Este trabalho me permite concluir, ainda que provisoriamente que existem hoje, as microssanções impostas às crianças na Escola de Educação Infantil e estas pretendem uma gestão útil e dócil de seus corpos. Enquanto por um lado, busca-se dar maior liberdade para os pequenos com o objetivo de educar sujeitos autônomos, críticos e pensantes, por outro, deixam-se de lado questões importantes para o desenvolvimento da criança como lidar com limites e frustrações da negação. Vivemos em tempos de crise, pode-se tudo ou pode-se nada.
Instigo-me a pensar que disciplina, em latim, significa “ensinar”, e não castigar. Ensinar uma criança a conviver com o próximo e respeitar os outros deve ser o nosso objetivo. Ao contrário do que se pensa, as crianças nesta sociedade ocidental que vivemos aceitam nossos modos de disciplinamento, mas é preciso enfatizar dois fatores fundamentais na prática da disciplina: firmeza e carinho. A criança se sente segura quando conhece as regras e as conseqüências de seus atos. A criança que conhece limites pode brincar e explorar o ambiente ao seu redor com tranqüilidade. Pensar o trabalho de construção da disciplina na Educação Infantil é possibilitar à criança o exercício da autonomia para se expressar, e de sensibilidade e respeito ao outro para acolher diferentes opiniões e sentimentos.
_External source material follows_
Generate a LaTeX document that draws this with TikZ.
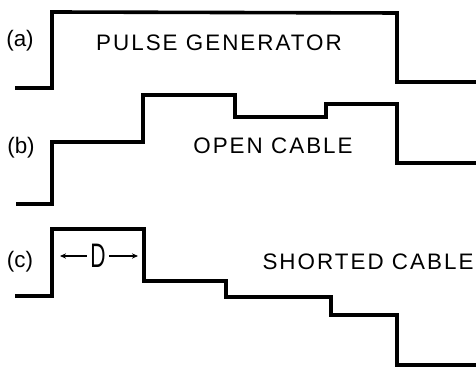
\documentclass[tikz,border=0pt]{standalone}
\usepackage{fontspec}
\usepackage{graphicx}
\setmainfont{Liberation Sans}
\newfontfamily\spacedfont{Liberation Sans}[LetterSpace=9]
\usetikzlibrary{arrows.meta}

\begin{document}
\begin{tikzpicture}[x=0.5pt, y=-0.5pt,
    wave/.style={line width=1.8pt, line join=miter},
    title/.style={font=\spacedfont\fontsize{11.2}{13}\selectfont, inner sep=0pt},
    tag/.style={font=\fontsize{11.2}{13}\selectfont, inner sep=0pt},
    dim/.style={line width=0.6pt, -{Stealth[length=3pt, width=2.6pt]}}]
    \useasboundingbox (0,0) rectangle (476,367);
    \draw[wave] (15,88) -- (52,88) -- (52,12) -- (397,13) -- (397,82) -- (476,82);
    \draw[wave] (16,204) -- (52,204) -- (52,142) -- (143,142) -- (143,95) -- (235,95)
        -- (235,117) -- (326,117) -- (326,104) -- (397,104) -- (397,163) -- (476,163);
    \draw[wave] (15,296) -- (52,296) -- (52,229) -- (144,229) -- (144,281) -- (226,281)
        -- (226,297) -- (331,297) -- (331,315) -- (397,315) -- (397,365) -- (476,365);
    \node[tag] (taga) at (20,41) {(a)};
    \node[tag] (tagb) at (21,148) {(b)};
    \node[tag] (tagc) at (20,262) {(c)};
    \node[title] (pulse) at (219,43) {PULSE GENERATOR};
    \node[title] (open) at (273,146) {OPEN CABLE};
    \node[title] (short) at (368,262) {SHORTED CABLE};
    \node[inner sep=1.5pt, font=\fontsize{17}{18}\selectfont] (dlen) at (98,256) {\scalebox{0.62}[1]{D}};
    \coordinate (dleft) at (60,256);
    \coordinate (dright) at (138,256);
    \draw[dim] (dlen) -- (dleft);
    \draw[dim] (dlen) -- (dright);
\end{tikzpicture}
\end{document}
REFERÊNCIAS BIBLIOGRÁFICAS

ARIÉS, Philippe. História Social da Criança e da Família. Rio de Janeiro: Zahar Editores, 1978.

BUJES, Maria Isabel E. Escola Infantil: Pra que te quero? In: CRAIDY, Carmem; KAERCHER, Gládis E. Educação Infantil: Pra que te quero? Porto Alegre: Artmed, 2001.

DORNELLES, Leni Vieira. Infâncias que nos Escapam: da criança na rua à criança cyber. Petrópolis: Vozes, 2005.

EBY, Frederick. Rosseau: O Copérnico da Civilização Moderna. In: História da Educação Moderna. Porto Alegre: Globo, 1962.

FOUCAULT, Michel. Vigiar e Punir. Petrópolis: Vozes, 1984.

KANT, Immanuel. Sobre a Pedagogia. Piracicaba: UNIMEP, 1996.

XAVIER, Maria Luisa. Disciplina na Escola. Porto Alegre: Mediação, 2002.

______. Os incluídos na escola: o disciplinamento nos processos emancipatórios. Porto Alegre: UFRGS, 2003.